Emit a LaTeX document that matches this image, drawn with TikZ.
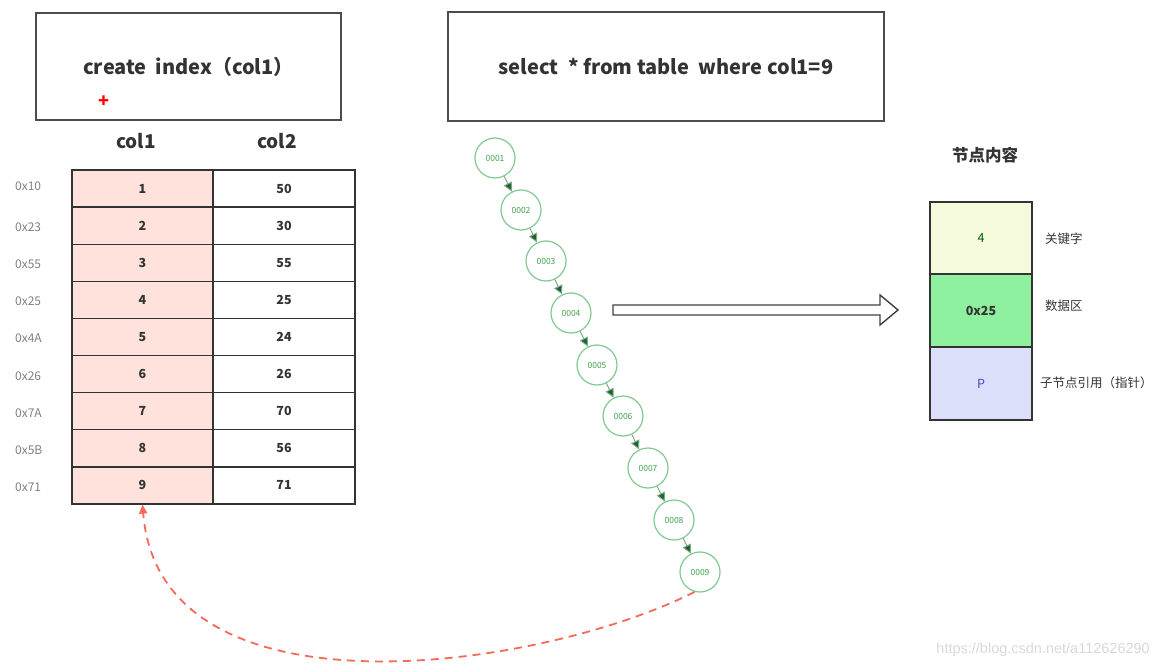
\documentclass[tikz,border=0pt]{standalone}
\usepackage{fontspec}
\setmainfont{Noto Sans CJK SC}
\newfontfamily\wmfont{Liberation Sans}
\usetikzlibrary{positioning,arrows.meta}
\definecolor{txtgray}{HTML}{333333}
\definecolor{addrgray}{HTML}{808080}
\definecolor{keypink}{HTML}{FFE2DC}
\definecolor{keyyellow}{HTML}{F6FADC}
\definecolor{datagreen}{HTML}{8FF0A0}
\definecolor{refblue}{HTML}{DCDFFA}
\definecolor{ringgreen}{HTML}{80C990}
\definecolor{numgreen}{HTML}{3FA24F}
\definecolor{tipgreen}{HTML}{17652A}
\definecolor{backred}{HTML}{F36A58}

\begin{document}
\begin{tikzpicture}[x=1pt,y=-1pt]
	\tikzstyle{every node}+=[inner sep=0pt]
	\tikzstyle{sqlbox}=[draw=black!70, line width=1.6pt, text=txtgray, font=\fontsize{20}{23}\selectfont\bfseries]
	\tikzstyle{keycell}=[draw=black!80, line width=1.3pt, fill=keypink, minimum width=141, minimum height=37.1, text=txtgray, font=\fontsize{12.5}{14}\selectfont\bfseries]
	\tikzstyle{valcell}=[draw=black!80, line width=1.3pt, fill=white, minimum width=142, minimum height=37.1, text=txtgray, font=\fontsize{12.5}{14}\selectfont\bfseries]
	\tikzstyle{addr}=[anchor=west, text=addrgray, font=\fontsize{12}{13}\selectfont]
	\tikzstyle{ring}=[circle, draw=ringgreen, line width=1.2pt, fill=white, minimum size=40, text=numgreen, font=\fontsize{8.5}{9}\selectfont]
	\tikzstyle{link}=[-{Triangle[length=9pt,width=9pt,fill=tipgreen]}, draw=ringgreen!55!gray, line width=1pt]
	\tikzstyle{field}=[draw=black!80, line width=1.3pt, minimum width=102, font=\fontsize{12.5}{14}\selectfont]
	\tikzstyle{fieldname}=[anchor=west, text=txtgray, font=\fontsize{12.5}{14}\selectfont]
	\useasboundingbox (0,0) rectangle (1158,668);

	% the two statements
	\node [sqlbox, minimum width=305, minimum height=107] (create) at (188.5,66.5) {create\ \ index（col1）};
	\node [text=red, font=\fontsize{18}{18}\selectfont\bfseries] (cursor) at (104,102) {+};
	\node [sqlbox, minimum width=436, minimum height=109] (query) at (666,66.5) {select\ \ * from table\ \ where col1=9};

	% table
	\node [text=txtgray, font=\fontsize{19}{22}\selectfont\bfseries] (head1) at (136,141) {col1};
	\node [text=txtgray, font=\fontsize{19}{22}\selectfont\bfseries] (head2) at (277,141) {col2};
	\node [keycell] (k1) at (142.5,188.6) {1};
	\node [valcell] (v1) at (284,188.6) {50};
	\node [addr] (a1) at (15,186) {0x10};
	\node [keycell] (k2) at (142.5,225.7) {2};
	\node [valcell] (v2) at (284,225.7) {30};
	\node [addr] (a2) at (15,227) {0x23};
	\node [keycell] (k3) at (142.5,262.8) {3};
	\node [valcell] (v3) at (284,262.8) {55};
	\node [addr] (a3) at (15,264) {0x55};
	\node [keycell] (k4) at (142.5,299.9) {4};
	\node [valcell] (v4) at (284,299.9) {25};
	\node [addr] (a4) at (15,301) {0x25};
	\node [keycell] (k5) at (142.5,337) {5};
	\node [valcell] (v5) at (284,337) {24};
	\node [addr] (a5) at (15,338) {0x4A};
	\node [keycell] (k6) at (142.5,374.1) {6};
	\node [valcell] (v6) at (284,374.1) {26};
	\node [addr] (a6) at (15,376) {0x26};
	\node [keycell] (k7) at (142.5,411.2) {7};
	\node [valcell] (v7) at (284,411.2) {70};
	\node [addr] (a7) at (15,413) {0x7A};
	\node [keycell] (k8) at (142.5,448.3) {8};
	\node [valcell] (v8) at (284,448.3) {56};
	\node [addr] (a8) at (15,450) {0x5B};
	\node [keycell] (k9) at (142.5,485.4) {9};
	\node [valcell] (v9) at (284,485.4) {71};
	\node [addr] (a9) at (15,487) {0x71};

	% index chain
	\node [ring] (n1) at (495,158) {0001};
	\node [ring] (n2) at (521,210) {0002};
	\node [ring] (n3) at (546,261) {0003};
	\node [ring] (n4) at (571,313) {0004};
	\node [ring] (n5) at (597,365) {0005};
	\node [ring] (n6) at (623,416) {0006};
	\node [ring] (n7) at (648,468) {0007};
	\node [ring] (n8) at (674,520) {0008};
	\node [ring] (n9) at (700,572) {0009};
	\draw [link] (n1) -- (n2);
	\draw [link] (n2) -- (n3);
	\draw [link] (n3) -- (n4);
	\draw [link] (n4) -- (n5);
	\draw [link] (n5) -- (n6);
	\draw [link] (n6) -- (n7);
	\draw [link] (n7) -- (n8);
	\draw [link] (n8) -- (n9);

	% node content
	\node [text=txtgray, font=\fontsize{16.5}{18}\selectfont\bfseries] (title) at (985,155) {节点内容};
	\node [field, minimum height=72, fill=keyyellow, text=green!35!black] (key) at (981,238) {4};
	\node [field, minimum height=73, fill=datagreen, text=txtgray, font=\fontsize{12.5}{14}\selectfont\bfseries] (data) at (981,310.5) {0x25};
	\node [field, minimum height=73, fill=refblue, text=blue!40!gray] (ptr) at (981,383.5) {P};
	\node [fieldname] (keyname) at (1045,239) {关键字};
	\node [fieldname] (dataname) at (1045,306) {数据区};
	\node [fieldname] (ptrname) at (1040,383) {子节点引用（指针）};

	% hollow arrow
	\draw [draw=black!75, line width=1.4pt, line join=miter] (613,305) -- (880,305) -- (880,295) -- (898,310) -- (880,325) -- (880,315) -- (613,315) -- cycle;

	% back to the row
	\draw [-{Triangle[length=9pt,width=8pt]}, draw=backred, line width=1.8pt, dash pattern=on 8pt off 6pt] (n9.255) .. controls (540,670) and (160,725) .. (k9.south);

	\node [anchor=east, text=black!15, font=\wmfont\fontsize{14.5}{16}\selectfont] (mark) at (1150,650) {https://blog.csdn.net/a112626290};
\end{tikzpicture}
\end{document}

Required work
Each line from the top of the material through the line containing "(0,0) rectangle (1158,668);" should be reproduced exactly; please drop any images.

Written response
Emit a LaTeX document that matches this image, drawn with TikZ.
\documentclass[tikz,border=0pt]{standalone}
\usepackage{fontspec}
\setmainfont{Noto Sans CJK SC}
\newfontfamily\wmfont{Liberation Sans}
\usetikzlibrary{positioning,arrows.meta}
\definecolor{txtgray}{HTML}{333333}
\definecolor{addrgray}{HTML}{808080}
\definecolor{keypink}{HTML}{FFE2DC}
\definecolor{keyyellow}{HTML}{F6FADC}
\definecolor{datagreen}{HTML}{8FF0A0}
\definecolor{refblue}{HTML}{DCDFFA}
\definecolor{ringgreen}{HTML}{80C990}
\definecolor{numgreen}{HTML}{3FA24F}
\definecolor{tipgreen}{HTML}{17652A}
\definecolor{backred}{HTML}{F36A58}

\begin{document}
\begin{tikzpicture}[x=1pt,y=-1pt]
	\tikzstyle{every node}+=[inner sep=0pt]
	\tikzstyle{sqlbox}=[draw=black!70, line width=1.6pt, text=txtgray, font=\fontsize{20}{23}\selectfont\bfseries]
	\tikzstyle{keycell}=[draw=black!80, line width=1.3pt, fill=keypink, minimum width=141, minimum height=37.1, text=txtgray, font=\fontsize{12.5}{14}\selectfont\bfseries]
	\tikzstyle{valcell}=[draw=black!80, line width=1.3pt, fill=white, minimum width=142, minimum height=37.1, text=txtgray, font=\fontsize{12.5}{14}\selectfont\bfseries]
	\tikzstyle{addr}=[anchor=west, text=addrgray, font=\fontsize{12}{13}\selectfont]
	\tikzstyle{ring}=[circle, draw=ringgreen, line width=1.2pt, fill=white, minimum size=40, text=numgreen, font=\fontsize{8.5}{9}\selectfont]
	\tikzstyle{link}=[-{Triangle[length=9pt,width=9pt,fill=tipgreen]}, draw=ringgreen!55!gray, line width=1pt]
	\tikzstyle{field}=[draw=black!80, line width=1.3pt, minimum width=102, font=\fontsize{12.5}{14}\selectfont]
	\tikzstyle{fieldname}=[anchor=west, text=txtgray, font=\fontsize{12.5}{14}\selectfont]
	\useasboundingbox (0,0) rectangle (1158,668);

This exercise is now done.